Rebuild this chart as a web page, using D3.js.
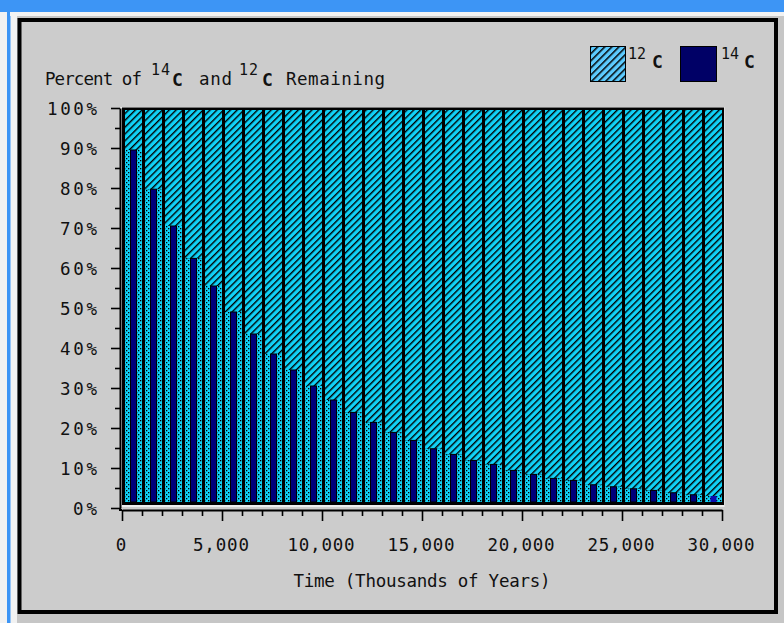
<!DOCTYPE html>
<html><head><meta charset="utf-8">
<script src="https://cdn.jsdelivr.net/npm/d3@7/dist/d3.min.js"></script>
<style>
body{margin:0;background:#fff}
svg{display:block}
text{font-family:"DejaVu Sans Mono",monospace;fill:#111}
</style></head>
<body><svg id="c" width="784" height="623"></svg>
<script>
// ---- data ----
const years = [0,1000,2000,3000,4000,5000,6000,7000,8000,9000,10000,11000,12000,13000,14000,
  15000,16000,17000,18000,19000,20000,21000,22000,23000,24000,25000,26000,27000,28000,29000];
const c14 = [89.5,79.7,70.5,62.4,55.5,49,43.5,38.5,34.5,30.5,27,23.9,21.4,18.9,16.9,
  14.8,13.4,11.9,10.9,9.4,8.4,7.4,6.9,5.8,5.3,4.8,4.4,3.8,3.3,3.0];
const c12 = [100,100,100,100,100,100,100,100,100,100,100,100,100,100,100,
  100,100,100,100,100,100,100,100,100,100,100,100,100,100,100];
const yTickValues = [0,10,20,30,40,50,60,70,80,90,100];
const yMinorValues = [5,15,25,35,45,55,65,75,85,95];
const xTickValues = [0,5000,10000,15000,20000,25000,30000];
const xMinorValues = [1000,2000,3000,4000,6000,7000,8000,9000,11000,12000,13000,14000,16000,17000,18000,19000,21000,22000,23000,24000,26000,27000,28000,29000];
const xTickLabels = ["0","5,000","10,000","15,000","20,000","25,000","30,000"];
const yTickLabels = ["0%","10%","20%","30%","40%","50%","60%","70%","80%","90%","100%"];
const binWidth = 1000;

const svg = d3.select("#c");
const defs = svg.append("defs");

// hatch pattern for 12C
const hp = defs.append("pattern").attr("id","hatch").attr("patternUnits","userSpaceOnUse")
  .attr("width",4.8).attr("height",4.8).attr("patternTransform","rotate(45)");
hp.append("rect").attr("width",4.8).attr("height",4.8).attr("fill","#10d2f7");
hp.append("rect").attr("width",1.4).attr("height",4.8).attr("fill","#000");
// dotted pattern (lower part of 12C columns)
const dp = defs.append("pattern").attr("id","dots").attr("patternUnits","userSpaceOnUse")
  .attr("width",4).attr("height",4);
dp.append("rect").attr("width",4).attr("height",4).attr("fill","#10d2f7");
dp.append("rect").attr("x",0).attr("y",0).attr("width",1.3).attr("height",1.3).attr("fill","#000");
dp.append("rect").attr("x",2).attr("y",2).attr("width",1.3).attr("height",1.3).attr("fill","#000");
// legend hatch
const lp = defs.append("pattern").attr("id","lhatch").attr("patternUnits","userSpaceOnUse")
  .attr("width",5).attr("height",5).attr("patternTransform","rotate(45)");
lp.append("rect").attr("width",5).attr("height",5).attr("fill","#5ccbff");
lp.append("rect").attr("width",1.5).attr("height",5).attr("fill","#000");

// ---- window frame ----
svg.append("rect").attr("width",784).attr("height",623).attr("fill","#c6c6c6");
svg.append("rect").attr("x",0).attr("y",0).attr("width",17).attr("height",623).attr("fill","#f2f2f2");
svg.append("rect").attr("x",7).attr("y",0).attr("width",3.5).attr("height",623).attr("fill","#3d95f5");
svg.append("rect").attr("x",0).attr("y",0).attr("width",784).attr("height",12).attr("fill","#3d95f5");
svg.append("rect").attr("x",10).attr("y",12).attr("width",774).attr("height",4).attr("fill","#f2f2f2");
svg.append("rect").attr("x",19.5).attr("y",20).attr("width",756.5).attr("height",592)
  .attr("fill","#cccccc").attr("stroke","#000").attr("stroke-width",4);

// ---- scales ----
const xs = d3.scaleLinear().domain([0,30000]).range([122,722]);
const ys = d3.scaleLinear().domain([0,100]).range([508,108]);

// plot area 3D inset
svg.append("rect").attr("x",120.5).attr("y",107).attr("width",604).attr("height",400).attr("fill","#eeeeee");
svg.append("rect").attr("x",122).attr("y",107.5).attr("width",602).attr("height",397.5).attr("fill","#000");

const plotBottom = 502;
const cols = svg.append("g");
years.forEach((yr,i)=>{
  const x0 = xs(yr)+3, x1 = xs(yr+binWidth);
  cols.append("rect").attr("x",x0).attr("width",x1-x0)
    .attr("y",ys(c12[i])+2).attr("height",ys(c14[i])-ys(c12[i])-2).attr("fill","url(#hatch)");
  cols.append("rect").attr("x",x0).attr("width",x1-x0)
    .attr("y",ys(c14[i])).attr("height",plotBottom-ys(c14[i])).attr("fill","url(#dots)");
});
// 14C bars
svg.append("g").selectAll("rect").data(years).join("rect")
  .attr("x",(d)=>xs(d)+8.5)
  .attr("width",(d)=> (xs(d+binWidth)-xs(d))*0.3)
  .attr("y",(d,i)=>ys(c14[i]))
  .attr("height",(d,i)=>plotBottom-ys(c14[i]))
  .attr("fill",(d,i)=> i===years.length-1 ? "#0c0cb0" : "#00007a")
  .attr("stroke",(d,i)=> i===years.length-1 ? "none" : "#000")
  .attr("stroke-width",1);

// ---- axes ----
const yAxisX = 120;
const yMaj = d3.axisLeft(ys).tickValues(yTickValues).tickSize(9).tickSizeOuter(0).tickFormat("");
const yMin = d3.axisLeft(ys).tickValues(yMinorValues).tickSize(5).tickSizeOuter(0).tickFormat("");
const gy = svg.append("g").attr("transform",`translate(${yAxisX},0)`).call(yMaj);
svg.append("g").attr("transform",`translate(${yAxisX},0)`).call(yMin).select(".domain").remove();
gy.select(".domain").attr("stroke","#000").attr("stroke-width",2);

const xAxisY = 510;
const xMaj = d3.axisBottom(xs).tickValues(xTickValues).tickSize(11).tickSizeOuter(0).tickFormat("");
const xMin = d3.axisBottom(xs).tickValues(xMinorValues).tickSize(6).tickSizeOuter(0).tickFormat("");
const gx = svg.append("g").attr("transform",`translate(0,${xAxisY})`).call(xMaj);
svg.append("g").attr("transform",`translate(0,${xAxisY})`).call(xMin).select(".domain").remove();
gx.select(".domain").attr("stroke","#000").attr("stroke-width",2);
svg.selectAll("g.tick line").attr("stroke","#000").attr("stroke-width",1.6);
svg.append("line").attr("x1",yAxisX).attr("x2",yAxisX).attr("y1",ys(0)).attr("y2",xAxisY+1)
  .attr("stroke","#000").attr("stroke-width",2);
svg.append("line").attr("x1",yAxisX-1).attr("x2",xs(0)).attr("y1",xAxisY).attr("y2",xAxisY)
  .attr("stroke","#000").attr("stroke-width",2);

// y labels
svg.append("g").selectAll("text").data(yTickValues).join("text")
  .attr("x",97).attr("y",d=>ys(d)+6.5).attr("text-anchor","end")
  .attr("font-size",17.5)
  .attr("textLength",(d,i)=>yTickLabels[i].length*13-2).attr("lengthAdjust","spacing")
  .text((d,i)=>yTickLabels[i]);
// x labels
svg.append("g").selectAll("text").data(xTickValues).join("text")
  .attr("x",d=>xs(d)-1).attr("y",551).attr("text-anchor","middle")
  .attr("font-size",17.5)
  .each(function(d,i){ if(xTickLabels[i].length>1) d3.select(this).attr("textLength",xTickLabels[i].length*11.2).attr("lengthAdjust","spacing"); })
  .text((d,i)=>xTickLabels[i]);

// x title
svg.append("text").attr("x",422).attr("y",587).attr("text-anchor","middle")
  .attr("font-size",17.5).attr("textLength",257).attr("lengthAdjust","spacing")
  .text("Time (Thousands of Years)");

// chart title
const tt = svg.append("g");
function seg(x,y,str,len,size,bold){
  const t = tt.append("text").attr("x",x).attr("y",y).attr("font-size",size).text(str);
  if(len) t.attr("textLength",len).attr("lengthAdjust","spacing");
  if(bold) t.attr("font-family","'DejaVu Sans',sans-serif").attr("font-weight","bold");
  return t;
}
seg(45,85,"Percent of",97,17.5,false);
seg(151,75,"14",19,15,false);
seg(172,86,"C",null,18,true);
seg(199,85,"and",33,17.5,false);
seg(239,75,"12",19,15,false);
seg(262,86,"C",null,18,true);
seg(286,85,"Remaining",99,17.5,false);

// legend
const lg = svg.append("g");
lg.append("rect").attr("x",590.5).attr("y",46.5).attr("width",35).attr("height",35)
  .attr("fill","url(#lhatch)").attr("stroke","#000").attr("stroke-width",1);
lg.append("rect").attr("x",680.5).attr("y",46.5).attr("width",36).attr("height",35)
  .attr("fill","#000066").attr("stroke","#000").attr("stroke-width",1);
lg.append("text").attr("x",628).attr("y",59).attr("font-size",15).attr("textLength",18).attr("lengthAdjust","spacing").text("12");
lg.append("text").attr("x",652).attr("y",68).attr("font-size",18).attr("font-weight","bold")
  .attr("font-family","'DejaVu Sans',sans-serif").text("C");
lg.append("text").attr("x",721).attr("y",59).attr("font-size",15).attr("textLength",18).attr("lengthAdjust","spacing").text("14");
lg.append("text").attr("x",744).attr("y",68).attr("font-size",18).attr("font-weight","bold")
  .attr("font-family","'DejaVu Sans',sans-serif").text("C");
</script>
</body></html>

------------

▸ **Task goal**
Your task is to pick out every line with the string "chart" and copy it.

▸ **Solved exercise**
Rebuild this chart as a web page, using D3.js.
// chart title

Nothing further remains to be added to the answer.